Selain mengusahakan kacamata bagi penghuni, atas seizin komandan Inrehab dan permintaan umat, Romo Alex membangun gereja di Namlea. “Sebelumnya sudah ada beberapa kapel yang dibangun Romo Ruffing, SJ. Saya menggantikan dia, sebab dia tidak diizinkaan masuk ke Inrehab. Menariknya, ketika membangun gereja, orang harus berlari-lari membelah laut selagi air laut surut sambil membawa semen, batu bata, dan lain-lainnya.” Gereja berukuran 20 x 20 meter ini selesai dikerjakan dalam waktu 11 bulan, melengkapi 15 kapel sebelumnya. Gereja langsung diberkati dan dipakai untuk kegiatan rohani. Beberapa tahun kemudian, ketika Romo Alex mengunjungi Buru, gereja dipakai untuk penampungan pengungsi korban konflik agama di Ambon. “Konon kemudian mereka berangsur-angsur pulang,” ujarna.
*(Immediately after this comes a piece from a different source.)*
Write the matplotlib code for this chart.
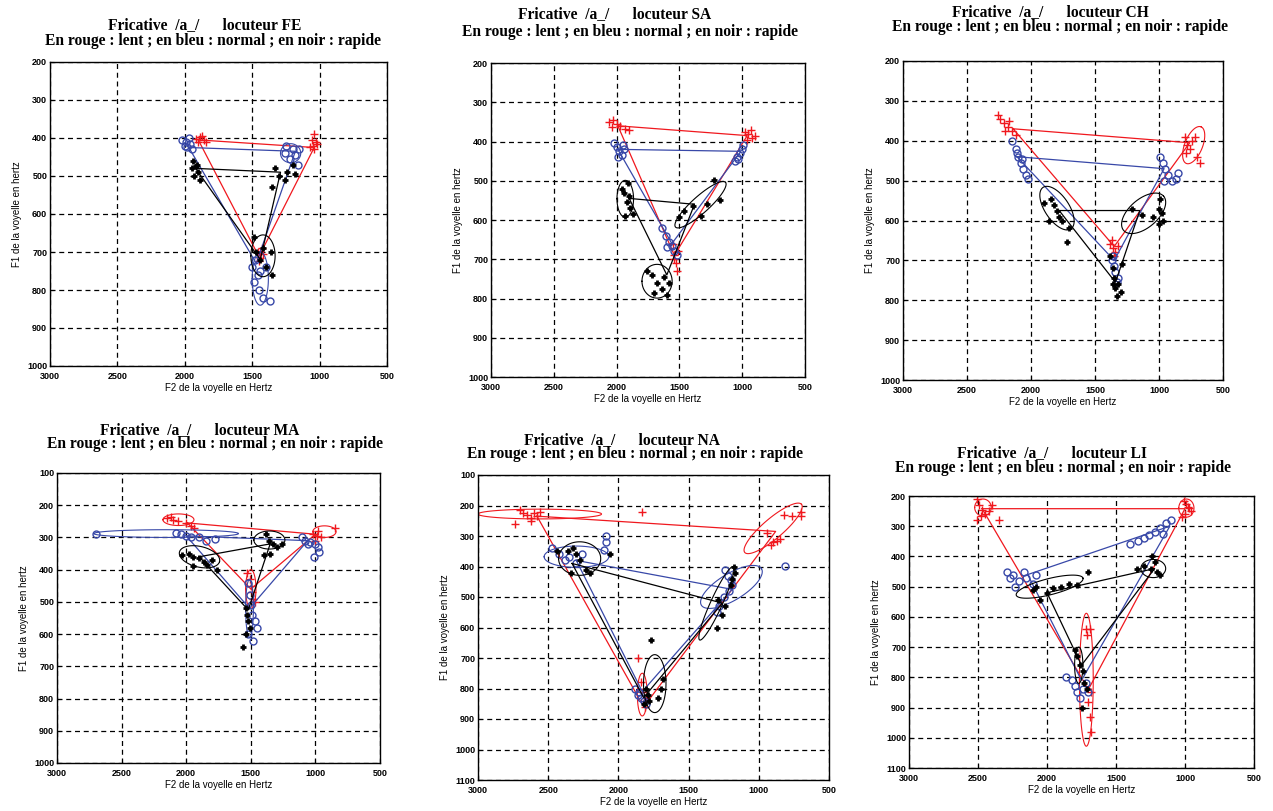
import numpy as np
import matplotlib
matplotlib.use("Agg")
import matplotlib.pyplot as plt

# ---- data : (F2, F1) in Hz, triangle order i, u, a ----
# ellipses : (cF2, cF1, aF2, aF1, bF2, bF1) centre + two half-axes
speakers = ["FE", "SA", "CH", "MA", "NA", "LI"]
f1_limits = [(200, 1000), (200, 1000), (200, 1000), (100, 1000), (100, 1100), (200, 1100)]

# FE
FE_lent_tri = [(1900, 405), (1040, 425), (1450, 712)]
FE_lent_pts = [(1920, 402), (1890, 398), (1860, 405), (1840, 410), (1900, 410), (1870, 395),
               (1040, 390), (1030, 410), (1050, 420), (1070, 425), (1020, 415), (1060, 405), (1045, 430),
               (1460, 700), (1440, 715), (1420, 705), (1450, 725), (1430, 690)]
FE_lent_ell = []
FE_norm_tri = [(1970, 425), (1180, 435), (1470, 730)]
FE_norm_pts = [(2020, 405), (1990, 410), (1960, 415), (1980, 425), (1950, 430), (2000, 420), (1970, 400),
               (1250, 420), (1200, 430), (1180, 445), (1220, 455), (1160, 470), (1260, 440), (1150, 430),
               (1480, 720), (1500, 740), (1460, 760), (1490, 780), (1450, 800), (1420, 820), (1370, 830),
               (1400, 740), (1440, 750)]
FE_norm_ell = [(1215, 440, 75, 0, 0, 25), (1440, 770, 60, 0, 0, 70)]
FE_rap_tri = [(1920, 480), (1290, 490), (1440, 720)]
FE_rap_pts = [(1940, 460), (1920, 475), (1900, 490), (1930, 500), (1910, 470), (1890, 510), (1950, 480),
              (1330, 480), (1300, 500), (1240, 490), (1200, 470), (1350, 530), (1260, 510), (1180, 495),
              (1490, 660), (1470, 700), (1440, 720), (1400, 740), (1350, 760), (1360, 700), (1420, 690)]
FE_rap_ell = [(1420, 710, 90, 0, 0, 55)]

# SA
SA_lent_tri = [(1990, 360), (960, 385), (1540, 690)]
SA_lent_pts = [(2060, 350), (2030, 345), (2000, 355), (1970, 360), (1930, 368), (2040, 362), (1900, 370),
               (980, 375), (950, 380), (920, 390), (900, 385), (960, 395), (930, 370),
               (1550, 660), (1540, 690), (1530, 710), (1520, 730), (1545, 700), (1510, 680)]
SA_lent_ell = []
SA_norm_tri = [(1990, 420), (1010, 425), (1560, 660)]
SA_norm_pts = [(2020, 405), (2000, 415), (1980, 425), (1960, 435), (1940, 420), (1990, 440), (1950, 410),
               (1060, 450), (1040, 440), (1020, 430), (1000, 420), (990, 410), (1030, 445),
               (1640, 620), (1610, 640), (1580, 655), (1560, 665), (1540, 680), (1520, 690), (1600, 670)]
SA_norm_ell = []
SA_rap_tri = [(1900, 545), (1380, 560), (1600, 740)]
SA_rap_pts = [(1960, 520), (1940, 530), (1900, 540), (1920, 555), (1890, 570), (1930, 590), (1870, 585), (1910, 505),
              (1226, 499), (1173, 550), (1279, 559), (1465, 576), (1505, 593), (1390, 565), (1330, 590),
              (1760, 730), (1720, 740), (1680, 760), (1640, 775), (1600, 790), (1580, 760), (1700, 785), (1620, 745)]
SA_rap_ell = [(1931, 546, 66, 0, 0, 47), (1678, 756, 120, 0, 0, 43), (1332, 561, -199, -57, -44, 16)]

# CH
CH_lent_tri = [(2140, 370), (760, 405), (1350, 665)]
CH_lent_pts = [(2260, 335), (2240, 345), (2210, 355), (2180, 365), (2150, 375), (2120, 385), (2200, 375), (2170, 350),
               (800, 390), (780, 410), (760, 420), (740, 400), (720, 390), (700, 440), (680, 455), (790, 430),
               (1380, 660), (1360, 670), (1340, 680), (1320, 665), (1370, 650), (1350, 690)]
CH_lent_ell = [(729, 411, -57, -46, -65, 8)]
CH_norm_tri = [(2110, 440), (960, 470), (1350, 700)]
CH_norm_pts = [(2150, 400), (2120, 420), (2100, 440), (2080, 455), (2060, 470), (2040, 485), (2020, 495), (2110, 430),
               (2070, 445), (990, 440), (970, 455), (950, 470), (930, 485), (900, 500), (870, 495), (850, 480),
               (960, 500), (1370, 700), (1350, 715), (1340, 730), (1320, 745), (1360, 690), (1330, 755)]
CH_norm_ell = []
CH_rap_tri = [(1780, 575), (1150, 575), (1340, 755)]
CH_rap_pts = [(1900, 555), (1840, 545), (1820, 560), (1800, 575), (1780, 590), (1760, 600), (1700, 620), (1860, 600),
              (1720, 655), (1210, 570), (1130, 585), (1050, 590), (1000, 570), (980, 580), (970, 600), (1000, 610),
              (990, 545), (1380, 690), (1360, 720), (1350, 745), (1340, 770), (1330, 790), (1300, 780), (1320, 760),
              (1360, 760), (1290, 710)]
CH_rap_ell = [(1797, 569, -109, 52, -78, -17), (1120, 582, -156, -43, -73, 27)]

# MA
MA_lent_tri = [(1990, 255), (1000, 290), (1500, 460)]
MA_lent_pts = [(2150, 240), (2100, 245), (2060, 250), (2000, 255), (1960, 265), (1940, 270), (2120, 235),
               (1020, 290), (990, 295), (980, 280), (960, 300), (1000, 310), (850, 270),
               (1530, 410), (1510, 430), (1500, 450), (1490, 470), (1480, 490), (1470, 500)]
MA_lent_ell = [(2060, 245, 120, 0, 0, 18), (930, 282, 90, 0, 0, 18), (1500, 460, 40, 0, 0, 60)]
MA_norm_tri = [(2000, 295), (1060, 310), (1510, 520)]
MA_norm_pts = [(2700, 290), (2080, 285), (2040, 290), (2000, 295), (1960, 300), (1900, 300), (1850, 310), (1780, 305),
               (1100, 300), (1080, 310), (1060, 320), (1040, 315), (1000, 320), (980, 330), (970, 345), (1010, 360),
               (1520, 440), (1510, 480), (1500, 510), (1490, 540), (1470, 560), (1450, 580), (1520, 600), (1480, 620)]
MA_norm_ell = [(2155, 288, 560, 0, 0, 12), (1510, 520, 30, 0, 0, 90)]
MA_rap_tri = [(1900, 360), (1350, 320), (1520, 525)]
MA_rap_pts = [(2030, 355), (1980, 350), (1950, 360), (1900, 365), (1860, 375), (1840, 385), (1800, 370), (1950, 390),
              (1760, 400), (1380, 290), (1360, 310), (1330, 320), (1300, 330), (1260, 320), (1400, 355), (1350, 350),
              (1540, 520), (1530, 540), (1520, 560), (1510, 580), (1540, 600), (1560, 640)]
MA_rap_ell = [(1897, 360, -155, 15, 20, 31), (1356, 308, 120, 0, 0, 28)]

# NA
NA_lent_tri = [(2580, 235), (880, 285), (1820, 860)]
NA_lent_pts = [(2740, 260), (2700, 215), (2680, 225), (2650, 230), (2620, 240), (2600, 225), (2580, 235), (2560, 220),
               (2620, 250), (1830, 220), (700, 220), (700, 235), (760, 235), (820, 230), (940, 290), (900, 320),
               (910, 330), (870, 315), (850, 310), (1860, 700), (1840, 780), (1830, 810), (1820, 840), (1810, 860),
               (1800, 830)]
NA_lent_ell = [(2560, 228, 440, 0, 0, 16), (898, 275, -202, -79, -46, 25), (1830, 820, 35, 0, 0, 70)]
NA_norm_tri = [(2300, 380), (1190, 475), (1830, 810)]
NA_norm_pts = [(2470, 340), (2420, 360), (2380, 380), (2350, 370), (2300, 390), (2260, 360), (2090, 300), (2085, 320),
               (2100, 345), (1240, 410), (1220, 430), (1200, 445), (1190, 460), (1210, 480), (1250, 500), (1280, 530),
               (1300, 550), (815, 398), (1880, 800), (1860, 820), (1840, 830), (1820, 840), (1800, 850), (1850, 810)]
NA_norm_ell = [(2299, 368, 230, 0, 0, 35), (1195, 467, -214, -60, -50, 37)]
NA_rap_tri = [(2330, 390), (1260, 520), (1820, 830)]
NA_rap_pts = [(2440, 350), (2360, 350), (2320, 340), (2300, 360), (2270, 380), (2230, 410), (2200, 420), (2340, 420),
              (2060, 360), (1180, 400), (1170, 420), (1190, 440), (1200, 460), (1240, 530), (1260, 560), (1300, 600),
              (1290, 510), (1770, 640), (1800, 800), (1790, 820), (1780, 840), (1700, 800), (1680, 770), (1720, 830),
              (1820, 850)]
NA_rap_ell = [(2276, 374, 150, 0, 0, 55), (1302, 521, -119, -120, -38, 8), (1741, 784, 80, 0, 0, 95)]

# LI
LI_lent_tri = [(2470, 242), (1000, 242), (1700, 840)]
LI_lent_pts = [(2510, 210), (2490, 230), (2470, 245), (2450, 260), (2420, 250), (2400, 230), (2350, 280), (2510, 280),
               (2480, 265), (1010, 215), (990, 225), (970, 240), (960, 250), (1000, 260), (1020, 270), (980, 235),
               (1720, 640), (1690, 640), (1710, 660), (1680, 850), (1700, 880), (1690, 930), (1680, 980)]
LI_lent_ell = [(2464, 238, 60, 0, 0, 28), (990, 240, 55, 0, 0, 30), (1715, 808, 50, 0, 0, 220)]
LI_norm_tri = [(2140, 460), (1110, 300), (1750, 810)]
LI_norm_pts = [(2290, 450), (2270, 470), (2250, 460), (2200, 480), (2170, 450), (2150, 470), (2100, 490), (2230, 500),
               (2080, 460), (1400, 360), (1340, 350), (1300, 340), (1260, 330), (1220, 320), (1180, 305), (1140, 290),
               (1100, 280), (1160, 325), (1860, 800), (1820, 810), (1800, 830), (1780, 850), (1760, 870), (1740, 840),
               (1720, 820), (1700, 850)]
LI_norm_ell = []
LI_rap_tri = [(2000, 520), (1220, 440), (1750, 760)]
LI_rap_pts = [(2100, 510), (2050, 545), (2000, 520), (1960, 505), (1900, 500), (1840, 490), (1780, 495), (1700, 450),
              (2080, 500), (1350, 440), (1300, 430), (1250, 440), (1200, 450), (1180, 460), (1240, 400), (1220, 420),
              (1800, 710), (1780, 730), (1760, 760), (1740, 780), (1730, 820), (1710, 840), (1750, 900)]
LI_rap_ell = [(1981, 500, -242, -28, -14, 26), (1230, 440, 90, 0, 0, 30), (1770, 760, 30, 0, 0, 60)]

panel_data = [
    [(FE_lent_tri, FE_lent_pts, FE_lent_ell), (FE_norm_tri, FE_norm_pts, FE_norm_ell), (FE_rap_tri, FE_rap_pts, FE_rap_ell)],
    [(SA_lent_tri, SA_lent_pts, SA_lent_ell), (SA_norm_tri, SA_norm_pts, SA_norm_ell), (SA_rap_tri, SA_rap_pts, SA_rap_ell)],
    [(CH_lent_tri, CH_lent_pts, CH_lent_ell), (CH_norm_tri, CH_norm_pts, CH_norm_ell), (CH_rap_tri, CH_rap_pts, CH_rap_ell)],
    [(MA_lent_tri, MA_lent_pts, MA_lent_ell), (MA_norm_tri, MA_norm_pts, MA_norm_ell), (MA_rap_tri, MA_rap_pts, MA_rap_ell)],
    [(NA_lent_tri, NA_lent_pts, NA_lent_ell), (NA_norm_tri, NA_norm_pts, NA_norm_ell), (NA_rap_tri, NA_rap_pts, NA_rap_ell)],
    [(LI_lent_tri, LI_lent_pts, LI_lent_ell), (LI_norm_tri, LI_norm_pts, LI_norm_ell), (LI_rap_tri, LI_rap_pts, LI_rap_ell)],
]

# ---- layout (pixels) ----
W, H = 1273, 811
boxes = [(50, 62, 387, 366), (491, 63, 805, 377), (903, 61, 1223, 380),
         (57, 473, 380, 763), (478, 475, 829, 780), (909, 496, 1254, 768)]
title_pos = [(205, 25, 213, 41), (615, 14, 630, 32), (1050, 12, 1060, 27),
             (200, 430, 215, 444), (622, 440, 635, 454), (1052, 453, 1063, 468)]

colors = ["#f0181e", "#3848a8", "black"]
styles = [dict(marker="+", ms=6, mew=1.0), dict(marker="o", ms=5, mew=1.0, mfc="none"),
          dict(marker="+", ms=5, mew=2.0)]


def ellipse_xy(e):
    t = np.linspace(0, 2 * np.pi, 80)
    cx, cy, ax_, ay, bx, by = e
    return cx + ax_ * np.cos(t) + bx * np.sin(t), cy + ay * np.cos(t) + by * np.sin(t)


fig = plt.figure(figsize=(W / 100, H / 100), dpi=100)

for k in range(6):
    x0, y0, x1, y1 = boxes[k]
    ax = fig.add_axes([x0 / W, 1 - y1 / H, (x1 - x0) / W, (y1 - y0) / H])
    lo, hi = f1_limits[k]
    for c in range(3):
        tri, pts, ells = panel_data[k][c]
        col = colors[c]
        tx = [p[0] for p in tri] + [tri[0][0]]
        ty = [p[1] for p in tri] + [tri[0][1]]
        ax.plot(tx, ty, color=col, lw=0.9)
        ax.plot([p[0] for p in pts], [p[1] for p in pts], ls="none", color=col, **styles[c])
        for e in ells:
            ex, ey = ellipse_xy(e)
            ax.plot(ex, ey, color=col, lw=0.8)
    ax.set_xlim(3000, 500)
    ax.set_ylim(hi, lo)
    ax.set_xticks([3000, 2500, 2000, 1500, 1000, 500])
    ax.set_yticks(np.arange(lo, hi + 1, 100))
    ax.grid(True, color="black", linestyle=(0, (4, 3)), linewidth=0.9)
    ax.tick_params(direction="in", length=3, labelsize=6.5, pad=2)
    ax.tick_params(axis="x", pad=4)
    for lab in ax.get_xticklabels() + ax.get_yticklabels():
        lab.set_fontweight("bold")
        lab.set_family("Liberation Sans")
    for s in ax.spines.values():
        s.set_linewidth(1.0)
    ax.set_xlabel("F2 de la voyelle en Hertz", fontsize=7, family="Liberation Sans", labelpad=2)
    ax.set_ylabel("F1 de la voyelle en hertz", fontsize=7, family="Liberation Sans", labelpad=4)

    tx1, ty1, tx2, ty2 = title_pos[k]
    fig.text(tx1 / W, 1 - ty1 / H, "Fricative  /a_/      locuteur " + speakers[k],
             ha="center", va="center", fontsize=11.2, fontweight="bold", family="Liberation Serif")
    fig.text(tx2 / W, 1 - ty2 / H, "En rouge : lent ; en bleu : normal ; en noir : rapide",
             ha="center", va="center", fontsize=11.2, fontweight="bold", family="Liberation Serif")

fig.savefig("out.png", dpi=100)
Mengenai de Mello, buku-buku renungannya banyak diterjemahkan oleh Ignatius Kardinal Suharyo, karena selama 12 bulan pada tahun 1975 Romo Alex pernah mengikuti bimbingannya di India. “Saya banyak memanfaakan buku-buku dia dalam memperdalam kehidupan rohani saya dan dalam memimpin retret, atau kegiatan rohani lainnya.” Tidak lagi banyak membaca seperti dulu, sebab ada gangguan pada mata, Romo Alex terus menulis. Buku terbarunya, tiga buku tipis terbitan April, Mei dan Juni 2020, berisi bimbingan doa hening/meditasi/kontemplasi dalam upaya pendalaman kehidupan rohani yang praktis untuk umat. “Nyangkul itu untuk cari keringat. Sebentar saja. Sudah tua,” sambungnya sambil tertawa lepas.